The rush is on among tech companies large and small to add the latest hot AI technology into their products and services. Yet given the tech’s impressive capabilities and noteworthy shortcomings, AI consultants will become increasingly necessary.

For example, a business could hope to use ChatGPT to support its online customer service chat. But, as Bing found during the beta launch of its ChatGPT-driven search interface, the software hasn’t been consistent, building curious shadow personalities and arguing with users to name a couple of examples. 

Companies need to be sure that any AI solution being used to support real business processes can be trusted. In future, working specialized AI consultants who are well-versed in both the technology and considerations for practical implementation will offer significant business value and become as commonplace as seeking expert legal or financial advice. 

We’re already seeing a rise in the large multinationals seeking expertise to help smooth the integration of new AI use cases, such as Coco-Cola’s collaboration with Bain for AI consultancy

In tandem, we’ll see a rise in AI-specialized business consultancies to meet this demand across sectors. Nisum, an international technology developer has recently announced a new partnership with ​Databricks to drive business transformation leveraging AI technology and data-oriented analytics to prepare for this future and ITRex helps Fortune 500 companies and startups launch breakthrough AI products, apart from automating operations, boosting customer experiences, and supporting smart decision-making.

The AI progress challenges we can’t ignore 

In Stephen Hawking’s posthumously published book, Brief Answers to the Big Questions, he notes that “the short-term impact of AI depends on who controls it, the long-term impact depends on whether it can be controlled at all.”

For this reason, there are a number of areas we need to monitor as this technology develops: 

It’s been well-documented that AI products are prone to bias due to the developers who built the software or the data sets that they’re training from. If we don’t address this reality, the problem will only compound as the technology scales. To make AI as valuable as possible for society, diversity will need to be improved from the earliest stages of development through to the rules and regulations surrounding its use in the private and public sectors. 

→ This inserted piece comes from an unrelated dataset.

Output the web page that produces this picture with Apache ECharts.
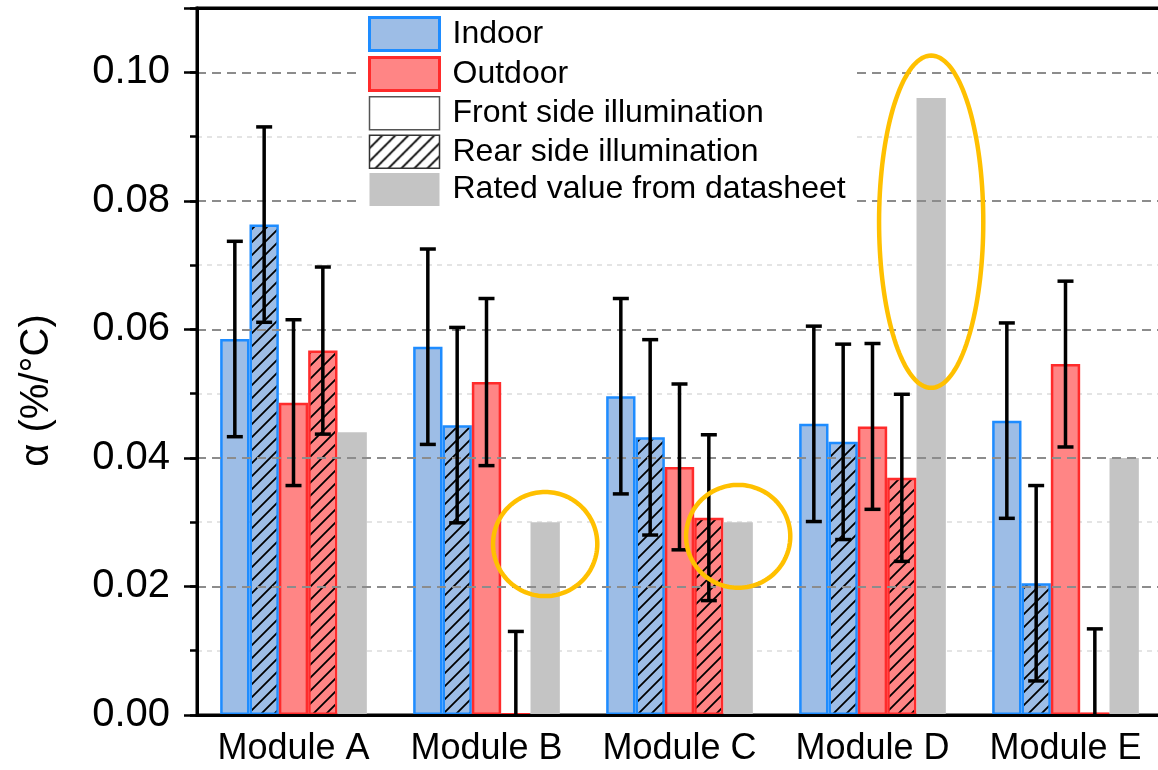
<!DOCTYPE html>
<html>
<head>
<meta charset="utf-8">
<script src="https://cdn.jsdelivr.net/npm/echarts@6/dist/echarts.min.js"></script>
<style>
  html, body { margin: 0; padding: 0; background: #fff; }
  #chart { width: 1158px; height: 770px; }
</style>
</head>
<body>
<div id="chart"></div>
<script>
// Temperature coefficient alpha (%/°C) per module
const categories = ['Module A', 'Module B', 'Module C', 'Module D', 'Module E'];

const indoorFront     = [0.0585, 0.0573, 0.0496, 0.0453, 0.0458];
const indoorFrontErr  = [0.0152, 0.0152, 0.0152, 0.0152, 0.0152];
const indoorRear      = [0.0763, 0.0451, 0.0432, 0.0425, 0.0205];
const indoorRearErr   = [0.0152, 0.0152, 0.0152, 0.0152, 0.0152];
const outdoorFront    = [0.0486, 0.0518, 0.0386, 0.0449, 0.0546];
const outdoorFrontErr = [0.0129, 0.0130, 0.0129, 0.0129, 0.0129];
const outdoorRear     = [0.0567, 0.0002, 0.0307, 0.0369, 0.0004];
const outdoorRearErr  = [0.0130, 0.0128, 0.0129, 0.0130, 0.0130];
const rated           = [0.044, 0.030, 0.030, 0.096, 0.040];

// Rated values that are circled: module and the value span of the ring
const highlightModules = ['Module B', 'Module C', 'Module D'];
const highlightLow     = [0.0185, 0.0198, 0.0509];
const highlightHigh    = [0.0347, 0.0358, 0.1026];

const yTicks = [0, 0.02, 0.04, 0.06, 0.08, 0.10];

const FONT = '"Liberation Sans", Arial, Helvetica, sans-serif';
const BLUE_FILL = '#9dbde6', BLUE_EDGE = '#1e8cff';
const RED_FILL = '#ff8585', RED_EDGE = '#ff2b2b';
const GREY = '#c4c4c4';
const CAT_GAP = 0.24, N_BARS = 5;
const Y_MAX = 0.11, Y_MINOR = 0.01;

// diagonal "/" hatch tile used as a pattern fill
function hatch(bg, line) {
  const s = 13;
  const c = document.createElement('canvas');
  c.width = s; c.height = s;
  const g = c.getContext('2d');
  g.fillStyle = bg;
  g.fillRect(0, 0, s, s);
  g.strokeStyle = line;
  g.lineWidth = 1.8;
  g.beginPath();
  g.moveTo(-2, s + 2); g.lineTo(s + 2, -2);
  g.moveTo(-3, 3); g.lineTo(3, -3);
  g.moveTo(s - 3, s + 3); g.lineTo(s + 3, s - 3);
  g.stroke();
  return { image: c, repeat: 'repeat' };
}

function barOffset(api, k) {
  const band = api.size([1, 0])[0];
  const w = band * (1 - CAT_GAP) / N_BARS;
  return (k - (N_BARS - 1) / 2) * w;
}

function errorRenderer(k) {
  return function (params, api) {
    const idx = api.value(0), v = api.value(1), e = api.value(2);
    const x = api.coord([idx, 0])[0] + barOffset(api, k);
    const hi = v + e, lo = Math.max(0, v - e);
    const yHi = api.coord([idx, hi])[1];
    const yLo = api.coord([idx, lo])[1];
    const cap = 8;
    const style = { stroke: '#000', lineWidth: 3.5 };
    const children = [
      { type: 'line', shape: { x1: x, y1: yHi, x2: x, y2: yLo }, style },
      { type: 'line', shape: { x1: x - cap, y1: yHi, x2: x + cap, y2: yHi }, style }
    ];
    if (v - e > 0) {
      children.push({ type: 'line', shape: { x1: x - cap, y1: yLo, x2: x + cap, y2: yLo }, style });
    }
    return { type: 'group', children };
  };
}

function ringRenderer(params, api) {
  const idx = api.value(0);
  const band = api.size([1, 0])[0];
  const cx = api.coord([idx, 0])[0] + barOffset(api, 4);
  const yTop = api.coord([idx, api.value(2)])[1];
  const yBot = api.coord([idx, api.value(1)])[1];
  const cy = (yTop + yBot) / 2, ry = (yBot - yTop) / 2, rx = band * 0.27;
  const pts = [];
  for (let i = 0; i < 144; i++) {
    const t = i / 144 * Math.PI * 2;
    pts.push([cx + rx * Math.cos(t), cy + ry * Math.sin(t)]);
  }
  return { type: 'polygon', shape: { points: pts }, style: { fill: 'none', stroke: '#ffc000', lineWidth: 4.5 } };
}

function withIndex(vals, errs) {
  return vals.map((v, i) => [i, v, errs[i]]);
}

const hatchBlue = hatch(BLUE_FILL, '#000');
const hatchRed = hatch(RED_FILL, '#000');
const hatchWhite = hatch('#fff', '#000');

const barCommon = { type: 'bar', barGap: '0%', barCategoryGap: (CAT_GAP * 100) + '%', xAxisIndex: 0, yAxisIndex: 0 };
const plotBox = { left: 197, right: -4, top: 8, bottom: 55, containLabel: false, outerBoundsMode: 'none' };

const CLEAR = 'rgba(0,0,0,0)';
// dark dashes on the labelled ticks, none on the top edge (the frame is drawn there)
const majorLineColors = yTicks.map(() => '#8c8c8c').concat([CLEAR]);
// light dashes only on the odd hundredths, skipping the top edge
const minorCount = Math.round(Y_MAX / Y_MINOR) + 1;
const minorLineColors = Array.from({ length: minorCount },
  (_, i) => (i % 2 === 1 && i < minorCount - 1) ? '#dcdcdc' : CLEAR);

const chart = echarts.init(document.getElementById('chart'), null, { renderer: 'canvas' });

chart.setOption({
  animation: false,
  backgroundColor: '#fff',
  grid: [
    Object.assign({ show: true, borderColor: '#000', borderWidth: 3, backgroundColor: CLEAR }, plotBox),
    { left: 0, top: 0, width: 1, height: 1, show: false },
    Object.assign({ show: false }, plotBox)
  ],
  legend: {
    orient: 'vertical', left: 362, top: 10,
    itemWidth: 70, itemHeight: 33, itemGap: 4,
    padding: [6, 8, 6, 6],
    backgroundColor: '#fff',
    icon: 'rect',
    selectedMode: false,
    z: 10,
    textStyle: { fontSize: 32, lineHeight: 33, color: '#000', fontFamily: FONT, padding: [0, 0, 0, 8] },
    data: [
      { name: 'Indoor', itemStyle: { color: BLUE_FILL, borderColor: BLUE_EDGE, borderWidth: 3 } },
      { name: 'Outdoor', itemStyle: { color: RED_FILL, borderColor: RED_EDGE, borderWidth: 3 } },
      { name: 'Front side illumination', itemStyle: { color: '#fff', borderColor: '#555', borderWidth: 1.5 } },
      { name: 'Rear side illumination', itemStyle: { color: hatchWhite, borderColor: '#333', borderWidth: 1.5 } },
      { name: 'Rated value from datasheet', itemStyle: { color: GREY, borderWidth: 0 } }
    ]
  },
  xAxis: [
    {
      type: 'category', data: categories, gridIndex: 0, position: 'bottom', z: 4,
      axisLine: { onZero: false, lineStyle: { color: '#000', width: 3 } },
      axisTick: { alignWithLabel: true, length: 12, interval: 0, lineStyle: { color: '#000', width: 2.5 } },
      axisLabel: { fontSize: 36, color: '#000', fontFamily: FONT, margin: 16, interval: 0 },
      splitLine: { show: false }
    },
    {
      // short ticks on the category boundaries
      type: 'category', data: categories, gridIndex: 2, position: 'bottom',
      axisLine: { show: false, onZero: false },
      axisTick: { length: 6, interval: 0, lineStyle: { color: '#000', width: 2.5 } },
      axisLabel: { show: false },
      splitLine: { show: false }
    },
    { type: 'category', data: [''], gridIndex: 1, show: false }
  ],
  yAxis: [
    {
      type: 'value', gridIndex: 0, position: 'left', min: 0, max: Y_MAX, interval: 0.02, z: 3,
      name: 'α (%/°C)', nameLocation: 'middle', nameGap: 140, nameRotate: 90,
      nameTextStyle: { fontSize: 40, color: '#000', fontFamily: FONT, padding: [0, 58, 0, 0] },
      axisLine: { show: true, onZero: false, lineStyle: { color: '#000', width: 3 } },
      axisTick: { show: true, length: 13, lineStyle: { color: '#000', width: 2.5 } },
      axisLabel: {
        fontSize: 40, color: '#000', fontFamily: FONT, margin: 27,
        formatter: v => (yTicks.some(t => Math.abs(t - v) < 1e-9) ? v.toFixed(2) : '')
      },
      splitLine: { show: true, lineStyle: { color: majorLineColors, type: [9, 6], width: 2 } }
    },
    {
      type: 'value', gridIndex: 2, position: 'left', min: 0, max: Y_MAX, interval: Y_MINOR,
      axisLine: { show: false, onZero: false },
      axisTick: { show: true, length: 7, lineStyle: { color: '#000', width: 2.5 } },
      axisLabel: { show: false },
      splitLine: { show: true, lineStyle: { color: minorLineColors, type: [5, 5], width: 1.5 } }
    },
    { type: 'value', gridIndex: 1, show: false }
  ],
  series: [
    Object.assign({}, barCommon, { name: 'Indoor', data: indoorFront,
      itemStyle: { color: BLUE_FILL, borderColor: BLUE_EDGE, borderWidth: 2.5 } }),
    Object.assign({}, barCommon, { name: 'Indoor rear', data: indoorRear,
      itemStyle: { color: hatchBlue, borderColor: BLUE_EDGE, borderWidth: 2.5 } }),
    Object.assign({}, barCommon, { name: 'Outdoor', data: outdoorFront,
      itemStyle: { color: RED_FILL, borderColor: RED_EDGE, borderWidth: 2.5 } }),
    Object.assign({}, barCommon, { name: 'Outdoor rear', data: outdoorRear,
      itemStyle: { color: hatchRed, borderColor: RED_EDGE, borderWidth: 2.5 } }),
    Object.assign({}, barCommon, { name: 'Rated value from datasheet', data: rated,
      itemStyle: { color: GREY, borderWidth: 0 },
      // solid frame line along the top edge of the plot
      markLine: {
        silent: true, symbol: 'none', label: { show: false },
        lineStyle: { type: 'solid', color: '#000', width: 3 },
        data: [{ yAxis: Y_MAX }]
      } }),

    // legend-only entries for the illumination side
    { type: 'bar', name: 'Front side illumination', xAxisIndex: 2, yAxisIndex: 2, data: [],
      itemStyle: { color: '#fff', borderColor: '#555', borderWidth: 1.5 } },
    { type: 'bar', name: 'Rear side illumination', xAxisIndex: 2, yAxisIndex: 2, data: [],
      itemStyle: { color: hatchWhite, borderColor: '#333', borderWidth: 1.5 } },

    // error bars
    { type: 'custom', name: 'err-if', xAxisIndex: 0, yAxisIndex: 0, z: 5, renderItem: errorRenderer(0),
      encode: { x: 0, y: 1 }, data: withIndex(indoorFront, indoorFrontErr) },
    { type: 'custom', name: 'err-ir', xAxisIndex: 0, yAxisIndex: 0, z: 5, renderItem: errorRenderer(1),
      encode: { x: 0, y: 1 }, data: withIndex(indoorRear, indoorRearErr) },
    { type: 'custom', name: 'err-of', xAxisIndex: 0, yAxisIndex: 0, z: 5, renderItem: errorRenderer(2),
      encode: { x: 0, y: 1 }, data: withIndex(outdoorFront, outdoorFrontErr) },
    { type: 'custom', name: 'err-or', xAxisIndex: 0, yAxisIndex: 0, z: 5, renderItem: errorRenderer(3),
      encode: { x: 0, y: 1 }, data: withIndex(outdoorRear, outdoorRearErr) },

    // rings around the rated values
    { type: 'custom', name: 'rings', xAxisIndex: 0, yAxisIndex: 0, z: 6, renderItem: ringRenderer,
      encode: { x: 0, y: [1, 2] },
      data: highlightModules.map((m, i) => [categories.indexOf(m), highlightLow[i], highlightHigh[i]]) }
  ]
});
</script>
</body>
</html>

Next, the legal and protective implications with regards to AI are likely to be much trickier to unpack. On the one hand, the technology is so transformative that our current policies and frameworks when it comes to fair practice, competitive advantage, data control and IP ownership are unlikely to suffice the more widespread AI becomes in everyday usage. Here, the aforementioned focus on bringing AI ethics and law into prominence at our educational institutions will be crucial to manage this going forward.

Finally, there are still a number of technical question marks on how AI performs and delivers its results. For example, the so-called “black box algorithm” in which inputs and processes are hidden from public view, and “black box” results in which even the developers can’t explain how the software managed to reach a conclusion are both great examples of this in action. If we hope to give AI more responsibility in future the presence of unexplainable decisions in algorithms must be solved. 

With over 100 million users and counting, ChatGPT has already become one of the most seminal product launches we’ve seen in recent decades. While the jury is still out on just how disruptive generative-AI will be in the near-term, it has shown us that we’re just scratching the surface when it comes to where, and how, we use AI in the future.